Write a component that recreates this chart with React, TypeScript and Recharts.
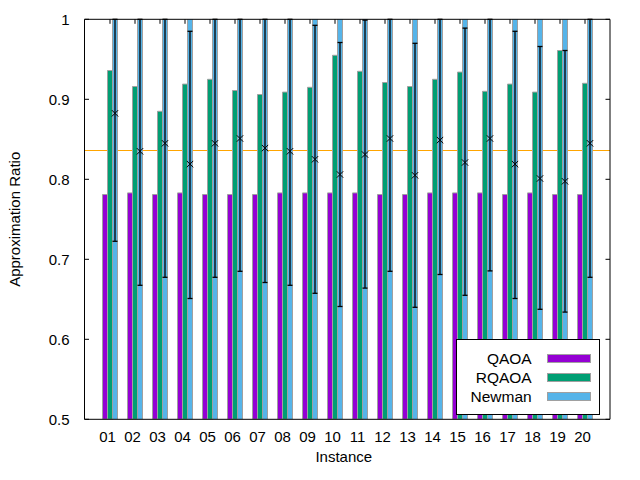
import React from 'react';
import {
  ComposedChart, Bar, XAxis, YAxis, ErrorBar, CartesianGrid, Legend, LabelList,
} from 'recharts';

const instances = ['01', '02', '03', '04', '05', '06', '07', '08', '09', '10',
  '11', '12', '13', '14', '15', '16', '17', '18', '19', '20'];

const seriesNames = ['QAOA', 'RQAOA', 'Newman'];

const qaoa = [0.781, 0.783, 0.781, 0.783, 0.781, 0.781, 0.781, 0.783, 0.783, 0.783,
  0.783, 0.781, 0.781, 0.783, 0.783, 0.783, 0.781, 0.783, 0.781, 0.781];
const rqaoa = [0.936, 0.916, 0.885, 0.919, 0.925, 0.911, 0.906, 0.909, 0.915, 0.955,
  0.935, 0.921, 0.916, 0.925, 0.934, 0.910, 0.919, 0.909, 0.961, 0.920];
const newman = [1, 1, 1, 1, 1, 1, 1, 1, 1, 1, 1, 1, 1, 1, 1, 1, 1, 1, 1, 1];

// mean and spread of the runs, drawn on the Newman bar
const runMean = [0.8825, 0.835, 0.845, 0.819, 0.845, 0.851, 0.839, 0.835, 0.825, 0.806,
  0.831, 0.851, 0.805, 0.849, 0.821, 0.851, 0.819, 0.801, 0.7975, 0.845];
const runLow = [0.7225, 0.6675, 0.6775, 0.651, 0.6775, 0.685, 0.671, 0.6675, 0.6575, 0.641,
  0.664, 0.685, 0.64, 0.681, 0.655, 0.6855, 0.651, 0.6375, 0.634, 0.6775];
const runHigh = [1, 1, 1, 0.985, 1, 1, 1, 1, 0.9925, 0.971,
  0.999, 1, 0.97, 1, 0.989, 1, 0.985, 0.966, 0.961, 1];

const threshold = 0.836;
const yTicks = [0.5, 0.6, 0.7, 0.8, 0.9, 1];

const data = instances.map((name, i) => ({
  name,
  qaoa: qaoa[i],
  rqaoa: rqaoa[i],
  mean: runMean[i],
  rest: newman[i] - runMean[i],
  err: [runMean[i] - runLow[i], runHigh[i] - runMean[i]],
}));

const FONT = '"Liberation Sans", Arial, sans-serif';
const BORDER = '#a0a0a0';
const PAD = { left: 13, right: 12.5 };

const EmptyTick = () => <g />;

const NewmanShape = (p: any) => {
  const { x, y, width, height, fill } = p;
  if (!height) return <g />;
  return (
    <g>
      <rect x={x} y={y} width={width} height={height} fill={fill} />
      <line x1={x} x2={x} y1={y} y2={y + height} stroke={BORDER} />
      <line x1={x + width} x2={x + width} y1={y} y2={y + height} stroke={BORDER} />
    </g>
  );
};

const Cross = (p: any) => {
  const vb = p.viewBox || p;
  const cx = vb.x + vb.width / 2;
  const cy = vb.y;
  const s = 3.2;
  return (
    <g stroke="#000" strokeWidth={1}>
      <line x1={cx - s} y1={cy - s} x2={cx + s} y2={cy + s} />
      <line x1={cx - s} y1={cy + s} x2={cx + s} y2={cy - s} />
    </g>
  );
};

const LegendBox = (props: any) => {
  const items = seriesNames
    .map((n) => (props.payload || []).find((e: any) => e.value === n))
    .filter(Boolean);
  return (
    <div style={{
      width: 144, height: 76, boxSizing: 'border-box', border: '1px solid #000',
      background: '#fff', position: 'relative', fontFamily: FONT, fontSize: 15.5, color: '#000',
    }}>
      {items.map((e: any, i: number) => (
        <div key={e.value} style={{ position: 'absolute', left: 0, top: 9 + 19 * i, height: 19, width: '100%' }}>
          <span style={{ position: 'absolute', right: 67, top: 0, lineHeight: '19px', whiteSpace: 'nowrap' }}>
            {e.value}
          </span>
          <span style={{
            position: 'absolute', left: 90, top: 5, width: 44, height: 9, boxSizing: 'border-box',
            background: e.color, border: `1px solid ${BORDER}`,
          }} />
        </div>
      ))}
    </div>
  );
};

const YLabel = ({ viewBox }: any) => (
  <text
    x={15} y={viewBox.y + viewBox.height / 2}
    transform={`rotate(-90, 15, ${viewBox.y + viewBox.height / 2})`}
    textAnchor="middle" dominantBaseline="central" fontSize={15} fill="#000" fontFamily={FONT}
  >
    Approximation Ratio
  </text>
);

const XLabel = ({ viewBox }: any) => (
  <text
    x={viewBox.x + viewBox.width / 2 - 3.5} y={viewBox.y + 42.5}
    textAnchor="middle" fontSize={15} fill="#000" fontFamily={FONT}
  >
    Instance
  </text>
);

export default function App() {
  return (
    <div style={{ position: 'absolute', left: 0, top: 0, width: 640, height: 480, background: '#fff' }}>
      <ComposedChart
        width={640}
        height={480}
        data={data}
        margin={{ top: 19.3, right: 30, left: 0, bottom: 0 }}
        barCategoryGap="20%"
        barGap={0}
        style={{ fontFamily: FONT }}
      >
        {/* threshold line lives in the grid layer so the bars cover it */}
        <CartesianGrid
          xAxisId="x" yAxisId="y" vertical={false} stroke="#ffa500" strokeWidth={1.2}
          horizontalValues={[threshold]}
        />
        <XAxis
          xAxisId="x" dataKey="name" padding={PAD} height={60.7}
          tickLine={false} tickSize={0} tickMargin={12.5}
          axisLine={{ stroke: '#000' }} tick={{ fill: '#000', fontSize: 15, dx: -2.5 }}
          interval={0} label={<XLabel />}
        />
        <XAxis
          xAxisId="xt" dataKey="name" orientation="top" mirror padding={PAD}
          tickSize={4.5} tickLine={{ stroke: '#000' }} axisLine={{ stroke: '#000' }}
          tick={<EmptyTick />} interval={0}
        />
        <YAxis
          yAxisId="y" domain={[0.5, 1]} ticks={yTicks} allowDataOverflow width={84.5}
          tickLine={false} tickSize={0} tickMargin={15}
          axisLine={{ stroke: '#000' }} tick={{ fill: '#000', fontSize: 15 }}
          tickFormatter={(v: number) => String(v)} label={<YLabel />}
        />
        <YAxis
          yAxisId="yl" domain={[0.5, 1]} ticks={yTicks} allowDataOverflow mirror
          tickSize={4.5} tickLine={{ stroke: '#000' }} axisLine={false} tick={<EmptyTick />}
        />
        <YAxis
          yAxisId="yr" orientation="right" domain={[0.5, 1]} ticks={yTicks} allowDataOverflow mirror
          tickSize={4.5} tickLine={{ stroke: '#000' }} axisLine={{ stroke: '#000' }} tick={<EmptyTick />}
        />
        <Bar
          xAxisId="x" yAxisId="y" dataKey="qaoa" name="QAOA" stackId="qaoa" fill="#9400d3"
          stroke={BORDER} strokeWidth={1} isAnimationActive={false}
        />
        <Bar
          xAxisId="x" yAxisId="y" dataKey="rqaoa" name="RQAOA" stackId="rqaoa" fill="#009e73"
          stroke={BORDER} strokeWidth={1} isAnimationActive={false}
        />
        <Bar
          xAxisId="x" yAxisId="y" dataKey="mean" name="Newman" stackId="newman" fill="#56b4e9"
          shape={<NewmanShape />} isAnimationActive={false}
        >
          <ErrorBar dataKey="err" direction="y" width={2.5} stroke="#000" strokeWidth={1.3} isAnimationActive={false} />
          <LabelList dataKey="mean" content={<Cross />} />
        </Bar>
        <Bar
          xAxisId="x" yAxisId="y" dataKey="rest" stackId="newman" fill="#56b4e9" legendType="none"
          shape={<NewmanShape />} isAnimationActive={false}
        />
        <Legend
          layout="vertical" align="center" verticalAlign="middle" content={<LegendBox />}
          wrapperStyle={{ left: 455.7, top: 339.3, width: 144, height: 76 }}
        />
      </ComposedChart>
    </div>
  );
}
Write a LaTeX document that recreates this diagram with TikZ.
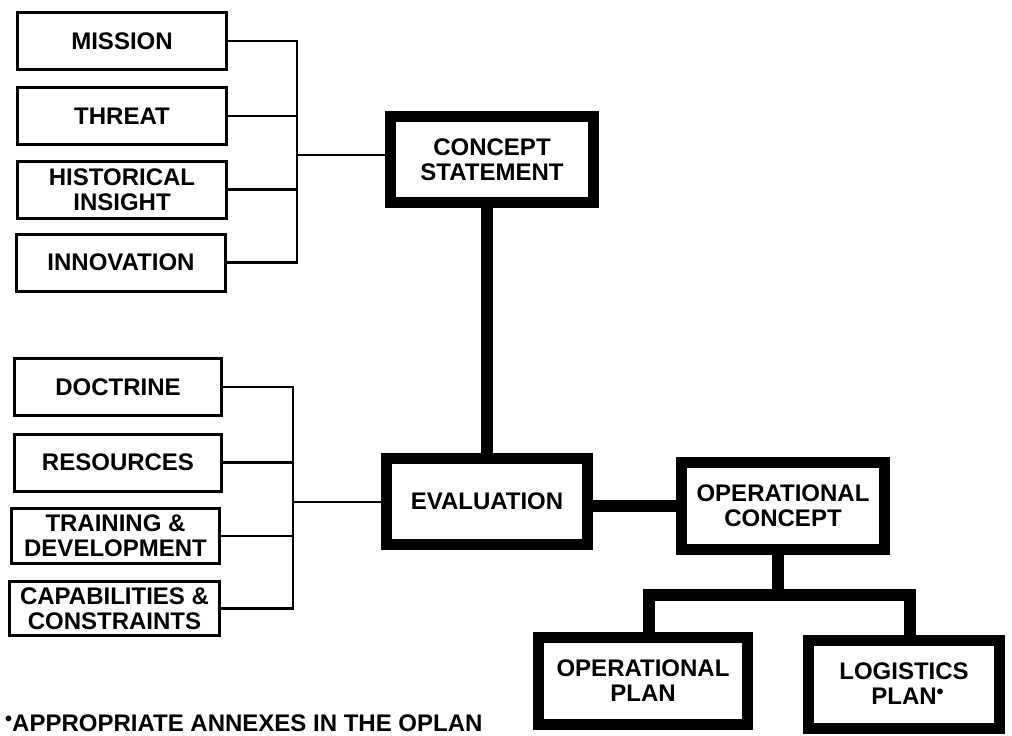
\documentclass[tikz,border=0pt]{standalone}
\usepackage{fontspec}
\setmainfont{Liberation Sans}
\newcommand\lblfont{\fontsize{24}{25}\selectfont\bfseries}
\newcommand\raisedot{\raisebox{6pt}{\fontsize{20}{20}\selectfont •}}
\begin{document}
\begin{tikzpicture}[x=1pt,y=-1pt,
  thinbox/.style={draw, line width=3pt, fill=white, inner sep=0pt, align=center, font=\lblfont, minimum width=209pt, minimum height=57pt},
  thickbox/.style={draw, line width=11pt, fill=white, inner sep=0pt, align=center, font=\lblfont},
  thinline/.style={line width=2.5pt},
  thickline/.style={line width=12pt, line join=miter},
]
\useasboundingbox (0,0) rectangle (1012,736);
\clip (0,0) rectangle (1012,736);
\fill[white] (0,0) rectangle (1012,736);

% junctions
\coordinate (j1) at (297,155);
\coordinate (j2) at (293,502);
\coordinate (jb) at (778,595);
\coordinate (bl) at (649,595);
\coordinate (br) at (910,595);

% thin boxes, upper group
\node[thinbox] (mission) at (122,41) {MISSION};
\node[thinbox] (threat) at (122,116) {THREAT};
\node[thinbox] (hist) at (122,189.5) {HISTORICAL\\INSIGHT};
\node[thinbox] (innov) at (121,262.5) {INNOVATION};

% thin boxes, lower group
\node[thinbox, minimum width=207pt] (doctrine) at (118,387) {DOCTRINE};
\node[thinbox, minimum width=207pt] (resources) at (118,462.5) {RESOURCES};
\node[thinbox, minimum width=208pt, minimum height=55pt] (training) at (115.5,536) {TRAINING \&\\DEVELOPMENT};
\node[thinbox, minimum width=210pt, minimum height=54pt] (capab) at (114.5,608.5) {CAPABILITIES \&\\CONSTRAINTS};

% thick boxes
\node[thickbox, minimum width=203pt, minimum height=86pt] (concept) at (492,159.5) {CONCEPT\\STATEMENT};
\node[thickbox, minimum width=201pt, minimum height=86pt] (eval) at (487,501.5) {EVALUATION};
\node[thickbox, minimum width=203pt, minimum height=87pt] (opconc) at (783,506) {OPERATIONAL\\CONCEPT};
\node[thickbox, minimum width=209pt, minimum height=87pt] (opplan) at (643,681) {OPERATIONAL\\PLAN};
\node[thickbox, minimum width=191pt, minimum height=88pt] (logis) at (904,684) {LOGISTICS\\PLAN\rlap{\raisedot}};

% thin connectors
\draw[thinline] (mission.east) -| (j1);
\draw[thinline] (threat.east) -- (threat.east -| j1);
\draw[thinline] (hist.east) -- (hist.east -| j1);
\draw[thinline] (innov.east) -| (j1);
\draw[thinline] (j1) -- (j1 -| concept.west);

\draw[thinline] (doctrine.east) -| (j2);
\draw[thinline] (resources.east) -- (resources.east -| j2);
\draw[thinline] (training.east) -- (training.east -| j2);
\draw[thinline] (capab.east) -| (j2);
\draw[thinline] (j2) -- (j2 -| eval.west);

% thick connectors
\draw[thickline] (eval.north) -- (eval.north |- concept.south);
\draw[thickline] (eval.east |- opconc.west) -- (opconc.west);
\draw[thickline] (jb |- opconc.south) -- (jb);
\draw[thickline] (bl |- opplan.north) -- (bl) -- (br) -- (br |- logis.north);

% footnote
\node[anchor=base west, inner sep=0pt, font=\lblfont] (note) at (5,731) {\raisedot APPROPRIATE ANNEXES IN THE OPLAN};
\end{tikzpicture}
\end{document}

● **Written request**
Write out exactly the opening lines of the data, stopping after the line that holds "1, 1, 1, 1, 1];". Exclude pictures.

● **Answer to this task**
Write a component that recreates this chart with React, TypeScript and Recharts.
import React from 'react';
import {
  ComposedChart, Bar, XAxis, YAxis, ErrorBar, CartesianGrid, Legend, LabelList,
} from 'recharts';

const instances = ['01', '02', '03', '04', '05', '06', '07', '08', '09', '10',
  '11', '12', '13', '14', '15', '16', '17', '18', '19', '20'];

const seriesNames = ['QAOA', 'RQAOA', 'Newman'];

const qaoa = [0.781, 0.783, 0.781, 0.783, 0.781, 0.781, 0.781, 0.783, 0.783, 0.783,
  0.783, 0.781, 0.781, 0.783, 0.783, 0.783, 0.781, 0.783, 0.781, 0.781];
const rqaoa = [0.936, 0.916, 0.885, 0.919, 0.925, 0.911, 0.906, 0.909, 0.915, 0.955,
  0.935, 0.921, 0.916, 0.925, 0.934, 0.910, 0.919, 0.909, 0.961, 0.920];
const newman = [1, 1, 1, 1, 1, 1, 1, 1, 1, 1, 1, 1, 1, 1, 1, 1, 1, 1, 1, 1];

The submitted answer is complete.